NEW DELHI: The BJP Parliamentary Board will meet here on Sunday evening to discuss the probable Chief Ministers in Uttar Pradesh and Uttarakhand where the party has swept to power.

The board will also work on a strategy to take office in Goa and Manipur where the Bharatiya Janata Party has propelled itself in the game of government formation though it has failed to get majority. Goa BJP MLAs have urged party President Amit Shah to make now Defence Minister Manohar Parrikar the next Chief Minister.

Prime Minister Narendra Modi, who has not spoken publicly yet on the BJP's showing in Uttar Pradesh and Uttarakhand, will attend Sunday's meeting.

The Parliamentary Board has 12 members including Modi, Amit Shah, senior cabinet ministers such as Arun Jaitley, Rajnath Singh and Sushma Swaraj as well as Madhya Pradesh Chief Minister Shivraj Singh Chouhan.

In Uttar Pradesh, half-a-dozen names have cropped up for the post of Chief Minister including Home Minister Rajnath Singh, state BJP chief Keshav Prasad Maurya, union ministers Manoj Sinha and Santosh Gangwar as well as Gorakhpur MP Yogi Adityanath.

In Uttarakhand, former state BJP chief Trivendra Singh Rawat, National Executive member Satpal Maharaj and Pithoragarh MLA Prakash Pant, the state's first Speaker, are strong contenders for the Chief Minister's post.

BJP sources say there are two views in the party on Uttar Pradesh.

One is that an OBC leader should become the Chief Minister keeping in view the 2019 Lok Sabha polls. Another opinion is that party should go for an upper caste leader as Modi himself is an OBC/MBC and his charisma is still working.

If the party decides to pick an OBC or MBC, Maurya may be the frontrunner. He is from a Most Backward Caste and a BJP MP from Phoolpur in Allahabad.

Maurya led from the front in the 2017 assembly polls in India's most populous and politically significant state.

BJP President Amit Shah, informed sources say, designed the campaign strategy in such a way that Maurya's name as the state unit chief pepped up the MBC voters.

Maurya, however, said the BJP was a "democratic party where things such as these are discussed by the Parliamentary Board".

"Till now, I was given charge of the state unit and marshalling the forces for an electoral win. I have discharged that job to the best of my abilities."

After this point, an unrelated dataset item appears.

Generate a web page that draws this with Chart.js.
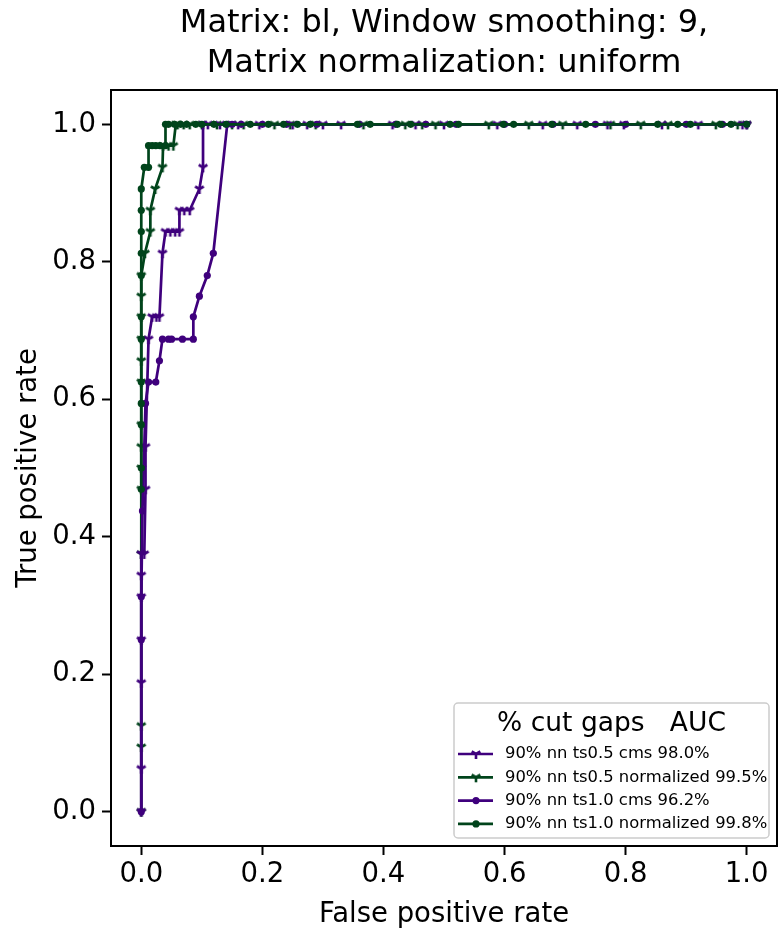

Another name doing the rounds is of Manoj Sinha, the Union Minister of State for Railways. He is from Poorvanchal where the BJP is focussing big time.

Known as "amicable" and a quiet worker, he has endeared himself to the party leadership. But many feel he may not make it to the finishing line, since the BJP High Command's tilt is towards an MBC or Other Backward Class.

Having decimated the Bahujan Samaj Party and hugely dented the Samajwadi Party in the OBC vote bank, the BJP is trying to strike a balance between Dalits, OBCs and MBCs as well as the Brahmin-Thakur voters who have long supported the party.

A vocal section feels that firebrand leader Yogi Adityanath should be the Chief Minister. But his style of aggressive Hindu nationalist politics don't make him a favourite beyond the Gorakhpur belt.

Dinesh Sharma, the Lucknow Mayor and the BJP national Vice President, is in the reckoning too. A Brahmin face is something the party needs, a state BJP leader said.

The name of BJP spokesman Srikant Sharma, who contested from Mathura, is also being thrown up. But there is also a feeling that "after the Akhilesh disaster", the BJP will not toy with a young person in a big state who has not even held any office so far outside of the party.

"All the equations would be discussed by the Parliamentary board," a BJP leader told IANS.

In addition, the board will also declare the names of observers who will hold meetings with elected members of assemblies in the respective states.